To sense this fluency-on-the-fly watch a four or five year old explain themselves.  We can almost see their little brains putting it all together.  Eyes get wide and their focus becomes intense as they search for the right combinations of words, grammar and syntax.  It’s always a treat to see grandkids find pathways for their ideas.

Kids acquire this capacity at the speed of a SpaceX rocket. Language is a culture’s gift to it’s young.  But fluency itself is a life-long quest, mixing memory and experience with synergies that grow with larger vocabularies and refined understandings of how to use them.

Some of this prowess  begins to ebb in old age.  And some among us never fully master the task of linking impulses to coherent expressions. Consider, for example, the rhetoric of a few presidents.  George W. Bush was known for coming close to what he wanted to express, sometimes settling on phrasing or dependent clauses that trailed some loose ends.  As he knew, the results could be funny.  Here’s a few Bushisms from their official custodian, Slate’s Jacob Weisberg:

1. "Our enemies are innovative and resourceful, and so are we. They never stop thinking about new ways to harm our country and our people, and neither do we."—Washington, D.C., Aug. 5, 2004

2. "I know how hard it is for you to put food on your family."—Greater Nashua, N.H., Chamber of Commerce, Jan. 27, 2000

3. "Rarely is the question asked: Is our children learning?"—Florence, S.C., Jan. 11, 20004. 

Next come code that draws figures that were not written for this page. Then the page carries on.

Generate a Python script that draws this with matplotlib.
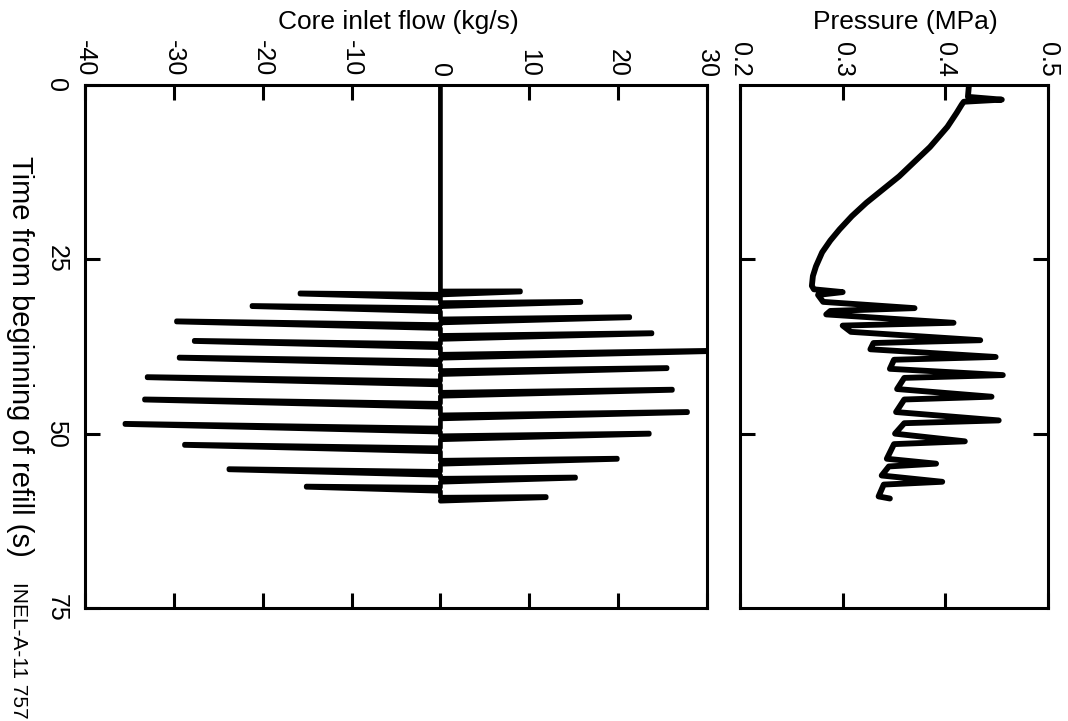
import matplotlib
matplotlib.use("Agg")
import matplotlib.pyplot as plt

plt.rcParams['font.family'] = ['Liberation Sans', 'DejaVu Sans']

# ---------------- data ----------------
# Core inlet flow: negative and positive spikes (time of tip in s, value in kg/s)
neg_time = [29.9, 31.7, 33.9, 36.7, 39.1, 41.9, 45.1, 48.6, 51.6, 55.1, 57.6]
neg_flow = [-15.8, -21.2, -29.7, -27.7, -29.4, -33.0, -33.3, -35.5, -28.8, -23.8, -15.1]
pos_time = [29.6, 31.1, 33.3, 35.6, 38.1, 40.6, 43.7, 46.9, 50.0, 53.6, 56.3, 59.1]
pos_flow = [9.0, 15.8, 21.3, 23.8, 32.0, 25.5, 26.1, 27.8, 23.5, 19.9, 15.2, 11.9]
flow_start = 0.0
flow_end = 59.6

# Pressure trace (time s, pressure MPa)
press_time = [0.0, 1.7, 2.1, 2.4, 2.8, 4.0, 6.0, 8.9, 11.0, 13.1, 15.0, 16.9, 18.8,
              20.7, 22.3, 24.0, 26.0, 27.4,
              28.8, 29.3, 29.7, 30.1, 31.1, 32.0, 32.4, 32.9, 34.1, 34.5, 35.4,
              36.6, 37.0, 37.9, 39.0, 39.4, 40.7, 41.6, 42.0, 43.6, 44.7, 45.1,
              46.9, 48.1, 48.5, 50.0, 51.1, 51.5, 53.6, 54.3, 54.7, 56.0, 56.9,
              57.3, 59.0, 59.3]
press_val = [0.423, 0.422, 0.455, 0.418, 0.416, 0.411, 0.402, 0.385, 0.370, 0.355, 0.339, 0.323, 0.309,
             0.297, 0.288, 0.280, 0.274, 0.271,
             0.270, 0.272, 0.300, 0.276, 0.281, 0.370, 0.288, 0.284, 0.408, 0.300, 0.308,
             0.434, 0.330, 0.327, 0.449, 0.350, 0.346, 0.456, 0.360, 0.353, 0.445, 0.360,
             0.352, 0.452, 0.360, 0.351, 0.419, 0.350, 0.343, 0.391, 0.345, 0.338, 0.397,
             0.340, 0.335, 0.346]

flow_ticks = [-40, -30, -20, -10, 0, 10, 20, 30]
flow_ticklabels = ['-40', '-30', '-20', '-10', '0', '10', '20', '30']
press_ticks = [0.2, 0.3, 0.4, 0.5]
press_ticklabels = ['0.2', '0.3', '0.4', '0.5']
time_ticks = [0, 25, 50, 75]
time_ticklabels = ['0', '25', '50', '75']

# ---------------- build flow trace from spikes ----------------
TILT = 0.025   # pen-arc tilt (s per kg/s)
BASE = 0.28    # half width of a spike base (s)
TIP = 0.08     # half width of a spike tip (s)
events = sorted(zip(neg_time + pos_time, neg_flow + pos_flow))
ft, fv = [flow_start], [0.0]
for t, v in events:
    tb = t + TILT * abs(v)
    ft += [tb - BASE, t - TIP, t + TIP, tb + BASE]
    fv += [0.0, v, v, 0.0]
ft.append(flow_end)
fv.append(0.0)

# ---------------- figure ----------------
W, H = 1068, 721
fig = plt.figure(figsize=(W / 100, H / 100), dpi=100)
bottom = 1 - 608 / H
height = (608 - 85) / H
ax1 = fig.add_axes([85 / W, bottom, (707 - 85) / W, height])
ax2 = fig.add_axes([740 / W, bottom, (1048 - 740) / W, height])

ax1.plot(fv, ft, color='black', lw=3.4, solid_capstyle='round', solid_joinstyle='round')
ax2.plot(press_val, press_time, color='black', lw=4.2, solid_capstyle='round', solid_joinstyle='round')

TFS = 18
for ax in (ax1, ax2):
    ax.set_ylim(75, 0)
    for s in ax.spines.values():
        s.set_linewidth(2.2)
    ax.tick_params(axis='both', direction='in', length=11, width=2.2,
                   top=True, bottom=True, labeltop=True, labelbottom=False,
                   labelsize=TFS, pad=6)
    ax.tick_params(axis='x', labelrotation=-90)

ax1.set_xlim(-40, 30)
ax1.set_xticks(flow_ticks)
ax1.set_xticklabels(flow_ticklabels)
ax1.set_yticks(time_ticks)
ax1.set_yticklabels(time_ticklabels)
ax1.tick_params(axis='y', left=True, right=False, labelleft=True, labelright=False,
                labelrotation=-90, pad=12)
for lab in ax1.get_yticklabels():
    lab.set_va('center')

ax2.set_xlim(0.2, 0.5)
ax2.set_xticks(press_ticks)
ax2.set_xticklabels(press_ticklabels)
ax2.set_yticks([25, 50])
ax2.tick_params(axis='y', left=True, right=True, labelleft=False, labelright=False)

fig.text(398 / W, 1 - 22 / H, 'Core inlet flow (kg/s)', ha='center', va='center', fontsize=19)
fig.text(905 / W, 1 - 22 / H, 'Pressure (MPa)', ha='center', va='center', fontsize=19)
fig.text(20 / W, 1 - 356 / H, 'Time from beginning of refill (s)', ha='center', va='center',
         rotation=-90, fontsize=21)
fig.text(18 / W, 1 - 650 / H, 'INEL-A-11 757', ha='center', va='center',
         rotation=-90, fontsize=15)

fig.savefig('out.png', dpi=100)
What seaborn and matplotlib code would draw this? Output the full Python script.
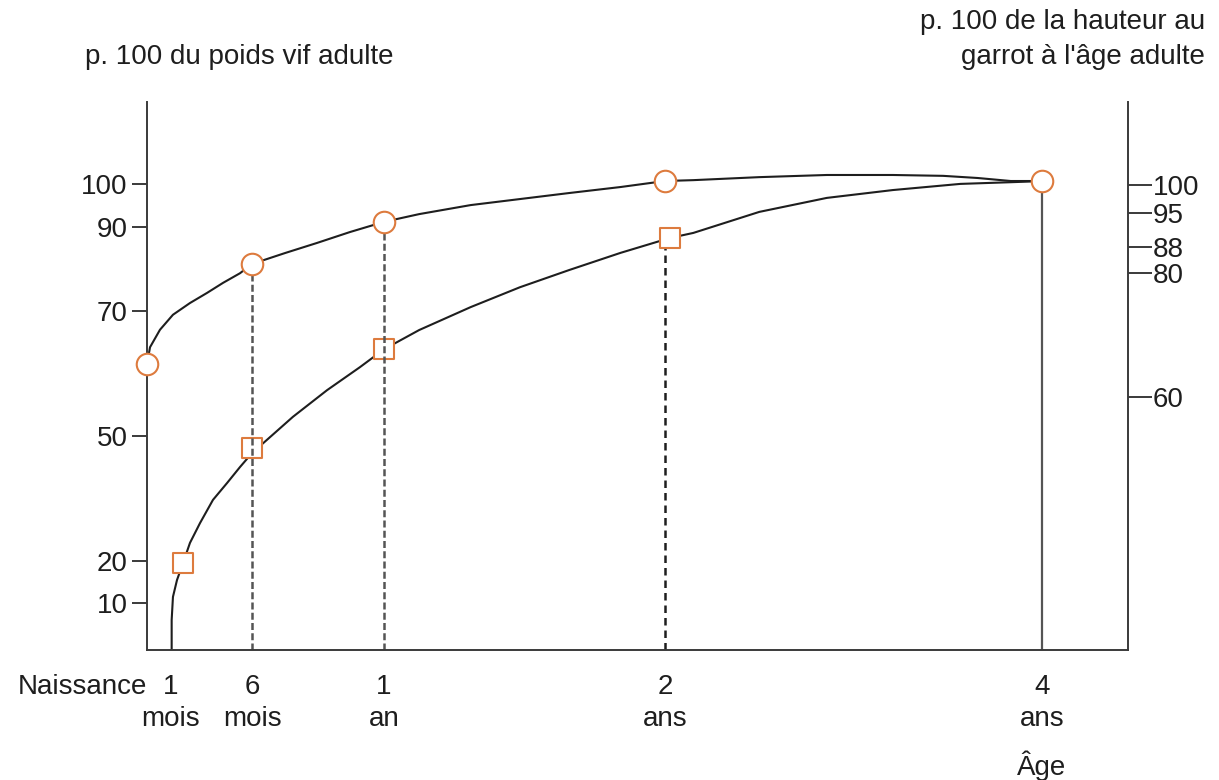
import numpy as np
import seaborn as sns
import matplotlib.pyplot as plt

# ages in months, values in % of the adult value
age_ticks = [0, 1, 6, 12, 24, 48]
age_labels = ['Naissance', '1\nmois', '6\nmois', '1\nan', '2\nans', '4\nans']
left_ticks = [10, 20, 50, 70, 90, 100]
right_ticks = [60, 80, 88, 95, 100]

# poids vif (left axis): traced curve + marked points
poids_age = [0, 0.125, 0.54, 1.12, 2.17, 3.22, 4.21, 5.26, 6, 7.5, 8.95, 10.45, 12,
             13.5, 15.7, 17.8, 19.9, 22.1, 24, 25.8, 30.0, 34.3, 38.5, 41.7, 43.9, 46.0, 48]
poids_val = [61.5, 64.2, 67.0, 69.4, 71.9, 74.3, 76.7, 79.0, 81.2, 83.8, 86.2, 88.8, 91.2,
             93.0, 95.1, 96.5, 97.9, 99.3, 100.7, 100.9, 101.6, 102.1, 102.1, 101.9, 101.4, 100.7, 100.7]
poids_pts_age = [0, 6, 12, 24, 48]
poids_pts_val = [61.5, 81.2, 91.2, 100.7, 100.7]

# hauteur au garrot (right axis)
taille_age = [1.04, 1.04, 1.12, 1.37, 1.74, 2.17, 2.79, 3.59, 4.46, 5.26, 6, 7.86, 9.41, 10.9,
              12, 13.5, 15.7, 17.8, 19.9, 22.1, 24.3, 25.8, 30.0, 34.3, 38.5, 42.8, 46.0, 48]
taille_val = [0, 7.1, 12.6, 16.6, 20.6, 25.4, 30.1, 35.6, 39.6, 43.4, 46.7, 55.3, 61.1, 64.8,
              67.7, 70.8, 74.5, 77.7, 80.9, 86.2, 89.85, 90.9, 95.2, 97.7, 99.1, 100.2, 100.5, 100.7]
taille_pts_age = [1.74, 6, 12, 24.3]
taille_pts_val = [20.6, 47.9, 67.7, 89.85]

# the drawing is schematic: ticks are not evenly spaced -> piecewise scales
x_anchor = [-20, 0, 1, 6, 12, 24, 48, 100]
x_units = [-480, 0, 24, 105, 237, 518, 895, 1711]
yl_anchor = [-50, 0, 10, 20, 50, 70, 90, 100, 200]
yl_units = [-235, 0, 47, 89, 214, 339, 423, 466, 896]
yr_anchor = [-50, 0, 60, 80, 88, 95, 100, 200]
yr_units = [-211, 0, 253, 377, 403, 437, 465, 1025]


def piecewise(a, b):
    return (lambda v: np.interp(v, a, b), lambda u: np.interp(u, b, a))


fx, fx_inv = piecewise(x_anchor, x_units)
fl, fl_inv = piecewise(yl_anchor, yl_units)
fr, fr_inv = piecewise(yr_anchor, yr_units)

sns.set_theme(style='white')
plt.rcParams['font.family'] = ['Liberation Sans', 'DejaVu Sans']

ink = '#1e1e1e'
grey = '#555555'
orange = '#dd7b3e'
fs = 20

fig, ax = plt.subplots(figsize=(12.19, 7.8), dpi=100)
fig.subplots_adjust(left=0.1206, right=0.9254, bottom=0.1667, top=0.8692)

ax.set_xscale('function', functions=(fx, fx_inv))
ax.set_yscale('function', functions=(fl, fl_inv))
ax.set_xlim(0, fx_inv(981))
ax.set_ylim(0, fl_inv(548))

ax2 = ax.twinx()
ax2.set_yscale('function', functions=(fr, fr_inv))
ax2.set_ylim(0, fr_inv(548))

# weight axis drawn above the height axis so the 4 ans circle stays on top
ax.set_zorder(ax2.get_zorder() + 1)
ax.patch.set_visible(False)

# guide lines
ax.vlines([6, 12], 0, [poids_pts_val[1], poids_pts_val[2]], color=grey, lw=1.8,
          linestyle=(0, (2.8, 1.3)), zorder=1)
ax.vlines(48, 0, poids_pts_val[4], color=grey, lw=1.6, zorder=1)
ax2.vlines(24, 0, taille_pts_val[3], color=ink, lw=1.8, linestyle=(0, (3, 2)), zorder=1)

# curves (estimator=None: keep every traced point, no aggregation)
sns.lineplot(x=taille_age, y=taille_val, sort=False, estimator=None, color=ink, lw=1.5,
             solid_joinstyle='round', ax=ax2)
sns.lineplot(x=poids_age, y=poids_val, sort=False, estimator=None, color=ink, lw=1.5,
             solid_joinstyle='round', ax=ax)

sns.scatterplot(x=taille_pts_age, y=taille_pts_val, marker='s', s=200, color='white',
                edgecolor=orange, linewidth=1.5, zorder=5, clip_on=False, ax=ax2)
sns.scatterplot(x=poids_pts_age, y=poids_pts_val, marker='o', s=240, color='white',
                edgecolor=orange, linewidth=1.5, zorder=5, clip_on=False, ax=ax)

# axes styling
for name in ['top', 'right']:
    ax.spines[name].set_visible(False)
for name in ['top', 'left', 'bottom']:
    ax2.spines[name].set_visible(False)
for sp in [ax.spines['left'], ax.spines['bottom'], ax2.spines['right']]:
    sp.set_color('#3a3a3a')
    sp.set_linewidth(1.4)

ax.set_xticks(age_ticks, labels=age_labels)
ax.xaxis.set_minor_locator(plt.NullLocator())
ax.tick_params(axis='x', length=0, pad=17, labelsize=fs, labelcolor=ink)
ax.get_xticklabels()[0].set_ha('right')
for lab in ax.get_xticklabels():
    lab.set_linespacing(1.3)

ax.set_yticks(left_ticks, labels=[str(t) for t in left_ticks])
ax.yaxis.set_minor_locator(plt.NullLocator())
ax.tick_params(axis='y', direction='out', length=11, width=1.4, color='#3a3a3a',
               pad=3, labelsize=fs, labelcolor=ink, left=True)

ax2.set_yticks(right_ticks, labels=[str(t) for t in right_ticks])
ax2.yaxis.set_minor_locator(plt.NullLocator())
ax2.tick_params(axis='y', direction='out', length=17, width=1.4, color='#3a3a3a',
                pad=1, labelsize=fs, labelcolor=ink, right=True)

ax.set_xlabel('')
ax.set_ylabel('')
ax2.set_ylabel('')

ax.annotate('Âge', xy=(48, 0), xycoords=('data', 'axes fraction'), xytext=(0, -83),
            textcoords='offset points', ha='center', va='center', fontsize=fs, color=ink)

fig.text(0.0697, 0.927, 'p. 100 du poids vif adulte', ha='left', va='center',
         fontsize=fs, color=ink)
fig.text(0.9885, 0.972, 'p. 100 de la hauteur au', ha='right', va='center',
         fontsize=fs, color=ink)
fig.text(0.9885, 0.927, "garrot à l'âge adulte", ha='right', va='center',
         fontsize=fs, color=ink)

plt.savefig('out.png', dpi=100)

4."Too many good docs are getting out of the business. Too many OB/GYNs aren't able to practice their love with women all across the country."—Poplar Bluff, Mo., Sept. 6, 2004

“Sticking the landing” can be hard for all of us.  Using the wrong acronym, I once explained to students that “unexploded IUD’s” were a particular problem in places like Afghanistan. They humored me by not bursting out in laughter.

What is interesting about presidents is that they leave a clearer record of their rhetorical misdeeds.  Listen to a collection of Trump teleprompter gaffes that he tries to correct by doing what amounts to some freelance riffing after the wrong word has been said.  He usually works sideways to get back up to the term he intended to use, like a jazz musician trying to turn a wrong note into a useful improvisation.

https://www.youtube.com/watch?v=vmPQk8Nt31U

President Obama was more conscious of word choice. He often spoke like an academic, sometimes using tedious pauses while he searched his brain for the phrase or word. To achieve this kind of fluency, Obama had to speak more slowly than the human norm of about 200 words a minute.  He gave up a certain glibness for the advantages of more precision.  It’s now apparent that some of us miss the rhetoric of such a laser mind.  Others relish the circus of visceral responses that now issue from the West Wing.

Even so, let’s not let the impurity of political rhetoric taint what remains a miraculous capability spread far and wide across the species.